Two quantitative stylometric analyses have compared The Dark Tower to other books in the Lewis space trilogy. Both analyses have supported the perception that, for whatever reason, the style of The Dark Tower is atypical of that employed by Lewis in the trilogy. The first concluded from examination of a portion of The Dark Towers text that "with respect to the frequency of single letters and particularly letter pairs, The Dark Tower fragment represents a different style than the books comprising Lewis's deep space trilogy." The second concluded that "vocabulary usage in The Dark Tower differs from that predicted by Out of the Silent Planet and Perelandra."

==Suggested developments==

Walter Hooper noted, in his afterword, that Scudamour's fiancée is once given the surname Ammeret, and suggests a basis in the characters Sir Scudamour and Amoret in The Faerie Queene, Book III. Amoret was carried off by an enchanter and had to be rescued. Another allusion to note is the probable reference of Orfieu to Sir Orfeo, a medieval narrative poem merging the Orpheus myth with the trip to fairyland.
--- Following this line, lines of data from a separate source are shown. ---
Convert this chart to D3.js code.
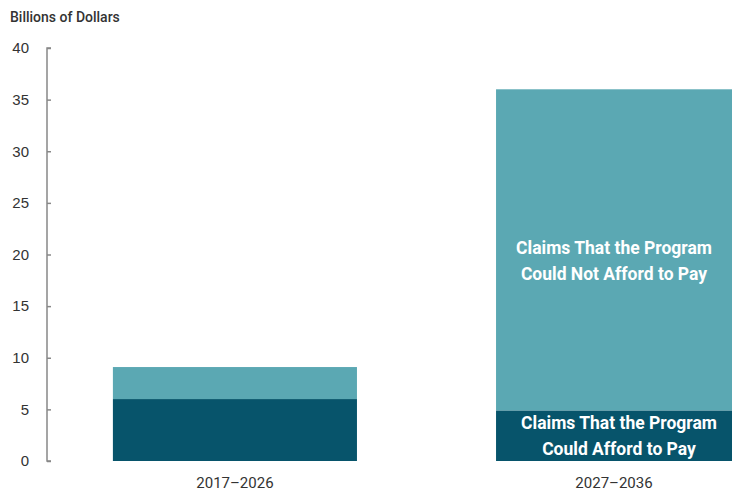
<!DOCTYPE html>
<html>
<head>
<meta charset="utf-8">
<script src="https://cdn.jsdelivr.net/npm/d3@7.9.0/dist/d3.min.js"></script>
<style>
  body { margin: 0; background: #fff; }
  svg { display: block; font-family: "Roboto", "Liberation Sans", sans-serif; }
</style>
</head>
<body>
<div id="chart"></div>
<script>
const periods = ['2017–2026', '2027–2036'];
const affordable = [6.0, 4.9];
const unaffordable = [3.1, 31.1];
const yTicks = [0, 5, 10, 15, 20, 25, 30, 35, 40];

const width = 732, height = 491;
const margin = { top: 48, bottom: 30, left: 47 };

const svg = d3.select('#chart').append('svg')
  .attr('width', width)
  .attr('height', height);

const x = d3.scaleBand()
  .domain(periods)
  .range([margin.left, 806])
  .paddingInner(0.363)
  .paddingOuter(0.172);

const y = d3.scaleLinear()
  .domain([0, 40])
  .range([height - margin.bottom, margin.top]);

const data = periods.map((p, i) => ({ period: p, afford: affordable[i], notAfford: unaffordable[i] }));
const stack = d3.stack().keys(['afford', 'notAfford'])(data);
const colors = { afford: '#07546b', notAfford: '#5ba8b3' };

// bars
svg.append('g').selectAll('g')
  .data(stack)
  .join('g')
  .attr('fill', d => colors[d.key])
  .selectAll('rect')
  .data(d => d)
  .join('rect')
  .attr('x', d => x(d.data.period))
  .attr('y', d => y(d[1]))
  .attr('width', x.bandwidth())
  .attr('height', d => y(d[0]) - y(d[1]));

// y axis
const yAxis = svg.append('g')
  .attr('transform', `translate(${margin.left},0)`)
  .call(d3.axisRight(y).tickValues(yTicks).tickSize(4).tickFormat(d3.format('d')));
yAxis.select('.domain').attr('stroke', '#888').attr('stroke-width', 1.5)
  .attr('d', `M4,${y(40)}H0V${y(0)}H4`);
yAxis.selectAll('.tick line').attr('stroke', '#888').attr('stroke-width', 1.5);
yAxis.selectAll('.tick text')
  .attr('x', -18)
  .attr('text-anchor', 'end')
  .attr('fill', '#333')
  .style('font-size', '15px');

svg.append('text')
  .attr('x', 10).attr('y', 22)
  .attr('fill', '#333')
  .style('font-size', '14px')
  .style('font-weight', 500)
  .text('Billions of Dollars');

// category labels
svg.append('g').selectAll('text')
  .data(periods)
  .join('text')
  .attr('x', (d, i) => i === 0 ? x(d) + x.bandwidth() / 2 : 614)
  .attr('y', 488)
  .attr('text-anchor', 'middle')
  .attr('fill', '#333')
  .style('font-size', '15px')
  .text(d => d);

// in-bar labels
const inLabels = [
  { lines: ['Claims That the Program', 'Could Not Afford to Pay'], y0: 254, cx: 614 },
  { lines: ['Claims That the Program', 'Could Afford to Pay'], y0: 429, cx: 619 }
];
inLabels.forEach(l => {
  l.lines.forEach((t, i) => {
    svg.append('text')
      .attr('x', l.cx)
      .attr('y', l.y0 + i * 26)
      .attr('text-anchor', 'middle')
      .attr('fill', '#fff')
      .style('font-size', '17.5px')
      .style('font-weight', 'bold')
      .text(t);
  });
});
</script>
</body>
</html>
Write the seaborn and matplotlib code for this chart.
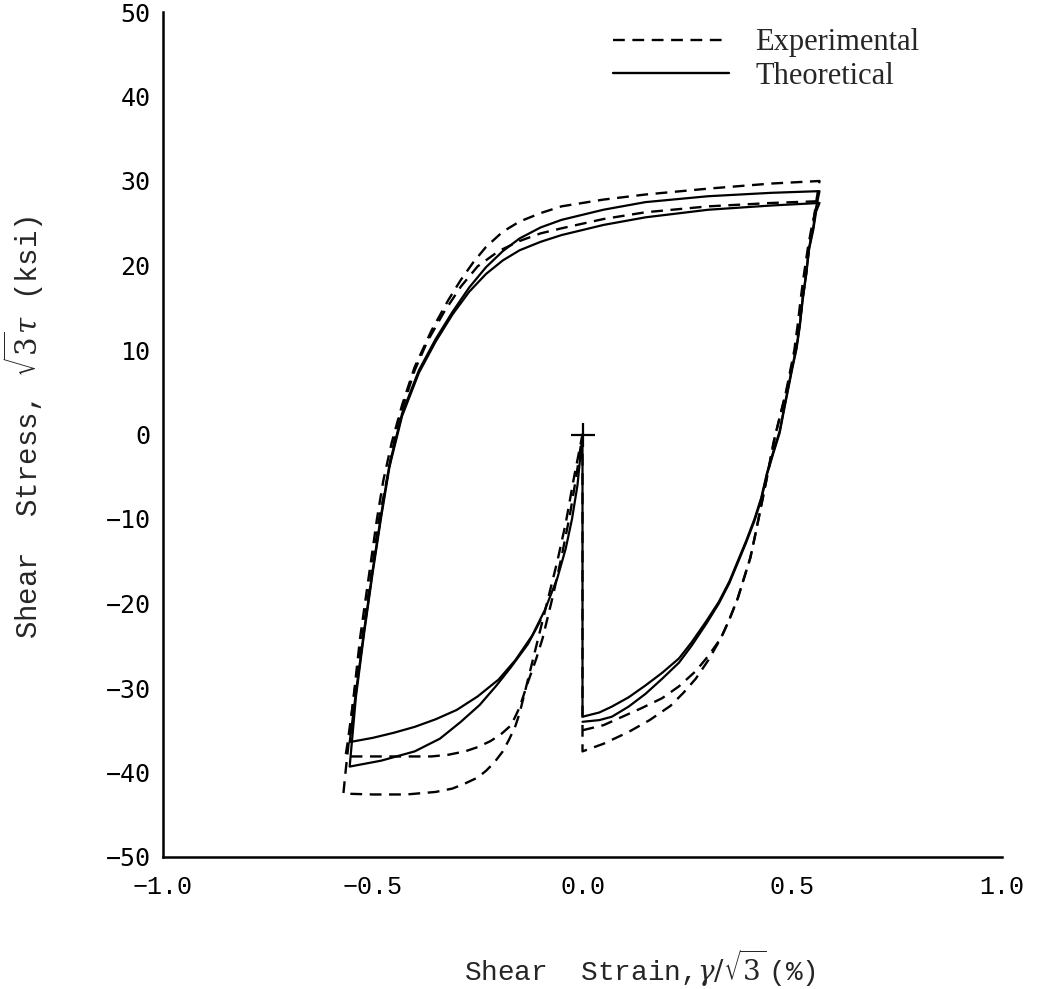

The construction of the tower is clearly important. Lewis's time-lines are quite coherent in terms of the science fiction of his generation; it is often forgotten by readers that he was seriously interested in science fiction long before it was fashionable. In terms of the law that "Any two time-lines approximate to the exact degree to which their material contents are alike" the tower is obviously a repeat, on a grand scale, of the Othertimers' successful but small experiment with a railway shed constructed in the same space as ours. However, although Lewis was a reader of all sorts of science fiction, he himself was not interested in writing the technical side: he wrote in 1955 that "The most superficial appearance of plausibility – the merest sop to our critical intellect – will do. … I took a hero to Mars once in a space-ship, but when I knew better I had angels convey him to Venus".

How Lewis would have explored the threat from the Othertime world remains unknown. The text mentions an "idol" whose face is, in some way, recognizable to the Cambridge observers, and which is, the narrator says, "still there" at the end of the events to be narrated. How Lewis intended to follow up this foreshadowing is unclear; he may have intended to suggest links to contemporary world events, or may have had no precise idea in mind. The story could be interpreted as the germ of a dystopian novel like That Hideous Strength: the Stingingmen and Jerkies could parallel the Conditioners and the Conditioned as described in The Abolition of Man. The idol with many bodies and one head may express Lewis' horror, expressed in many of his works, at the absorption and suppression of the individual into a collective controlled by a single will: in Perelandra, referring to a similar loss of individuality, he speculates that "what the Pantheists falsely hoped for in Heaven, the wicked really receive in Hell".